El Niño affected almost 74,000 hectares of agricultural lands in 18 provinces.  Based on a report released by the Department of Agriculture, the country’s palay and corn production during the first half of 1998 went down by 27% and 44%, respectively.

The wrath of El Niño’s did not spare the Visayas region.  Because of prolonged drought that affected 267 barangays, Negros Occidental was declared under a state of calamity. 

In Mindanao, drought affected about 497,238 agricultural families, including tribal communities.  Some 74 people died, some of them died of starvation.  Other reports said sources of potable water in General Santos City and adjacent areas dried up.  Davao del Sur also experienced shortage in potable water.  Some portions of Mount Apo, Mount Matutum, and forested areas in Maragusan suffered from forest fires.

The long drought brought about by El Niño was so severe that the indigenous communities had hard time finding food that they had to force themselves to eat wild yam. In the province of Cotabato, drought affected farm lands and cattle; lumads reportedly ate kayos just to survive.

“Not much was known about the events that stunned the whole world – the sudden changes in climate, the warm ocean currents, extreme drought, heavy rains and flooding, hazardous forest fires, and snowstorms,” points out El Niño Southern Oscillation: Mitigating Measures, published jointly by the Department of Science and Technology and the Department of Agriculture. 

“However, the damage to numerous human lives and substantial properties and livelihood brought great impact which necessitated that humanity be clarified on issues concerning the events,” the book adds.  “Nowadays, science can explain what causes these atmospheric events and how these can be possibly be abated.”

Dr. Glantz, author of Lessons Learned from the 1997-98 El Niño: Once Burned, Twice Shy, calls for the development of regional organizations so that countries can work together in preparing El Niño.  Other recommendations include involving top government leaders early in disaster planning; mapping the world’s most vulnerable populations; improving forecasting; educating local decision-makers on how best to use El Niño forecasts and developing a scientific establishment within each country to use research from other nations.

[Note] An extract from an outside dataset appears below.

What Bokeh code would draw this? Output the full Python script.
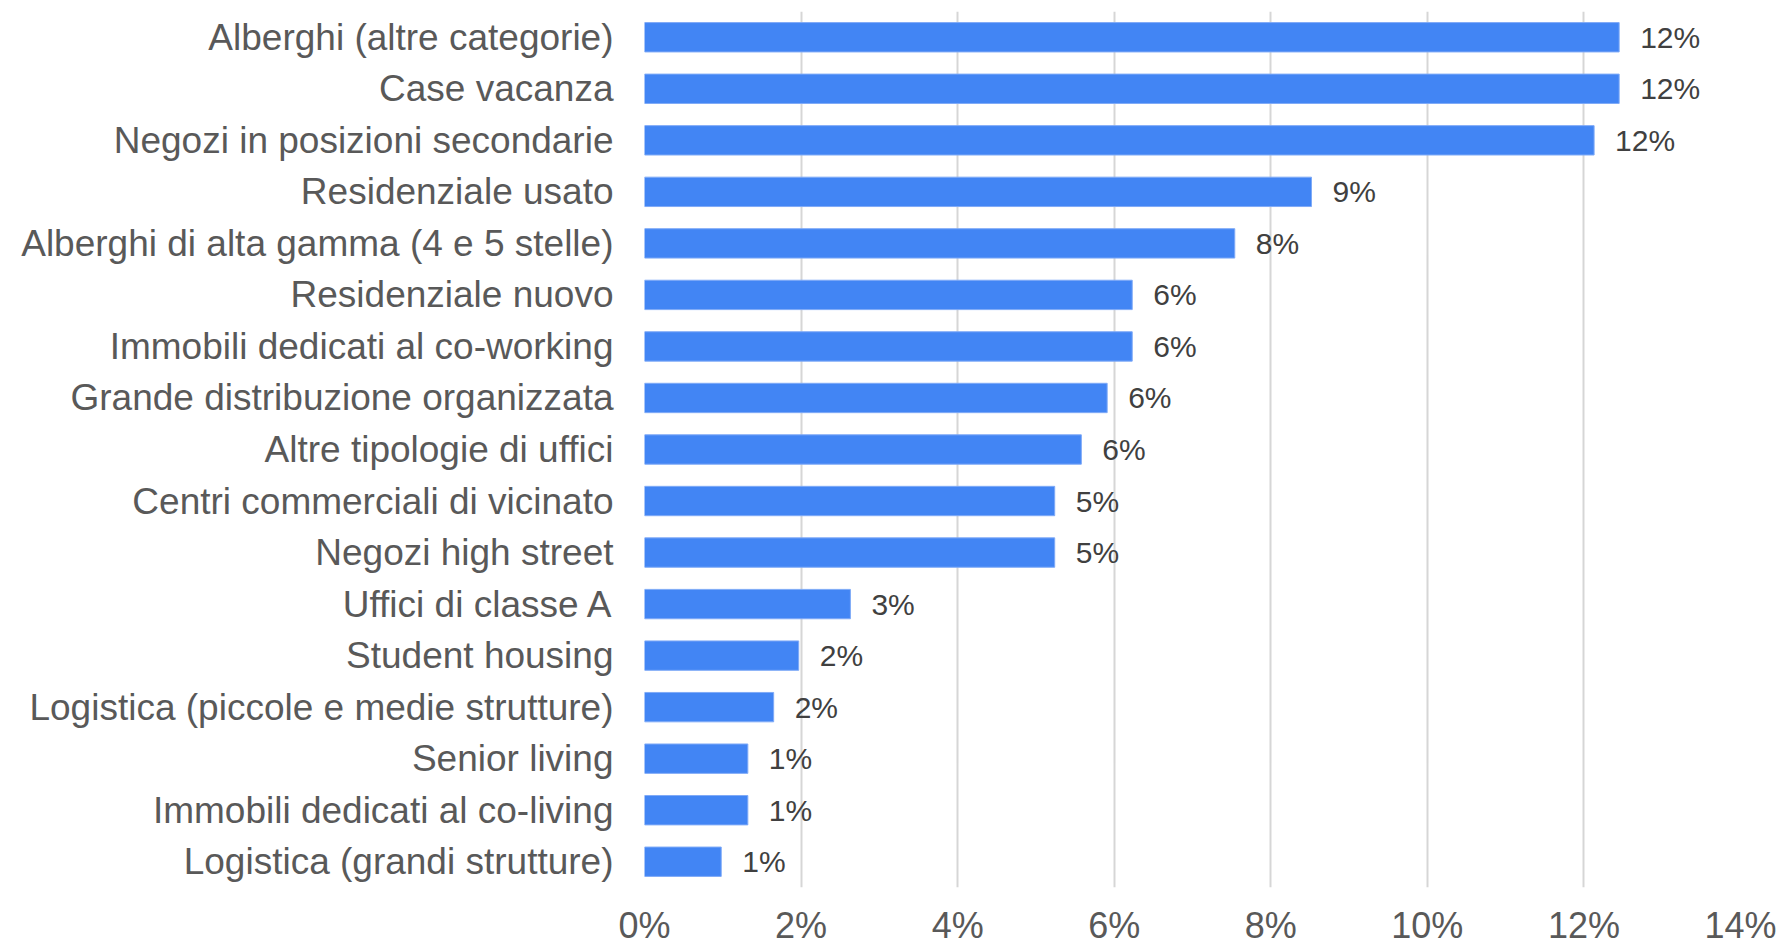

A country needs to understand how this phenomenon affects it, how good the forecasts are and what it can do to prepare for El Niño, Dr. Glantz said.  He cited Peru – where El Niño can mean inundating rains – as a good example of what was done right.  The government formed a task force to coordinate activities and obtained money from the World Bank to take actions such as cleaning up rivers and canals and shoring up bridges and roads.

El Niño’s effect may not be the same every time, Dr. Glantz added, but a country that is drought-prone, for example, can still take action if it knows something is likely to happen.

“The brighter side of the El Niño is that if we are prepared for it, we will survive more than ever before,” wrote Dr. Gloria Diokno in an article published in Health and Home.  “We will even be better for it.  For what could better test a nation’s coping ability and creativity than a natural disaster that announces itself ahead of time?  Impending crisis is the mother of innovation, so goes the saying.”

In the farm, what can be done to mitigate the effects of El Niño?  The agriculture department suggests planting alternative crops that are drought-tolerant such as sweet pepper, yam, winged bean, tomato, corn, garlic, ginger, melon, pigeon pea, cassava, mung bean, cucumber, cowpea, string bean and peanut.  Water should be only during the cool part of the day – not on windy days. 

In forest plantations and agrofarms, occurrence of fire must be prevented by constructing firelines and removing highly combustible materials from the area.  Planting of drought-resistant or tolerant cover crops in open areas is highly encouraged to prevent loss of topsoil and help improve the land. Where feasible, construction of small water impounding reservoir and other soil and water conservation measures to catch and store water from rain or divert water from source is likewise recommended.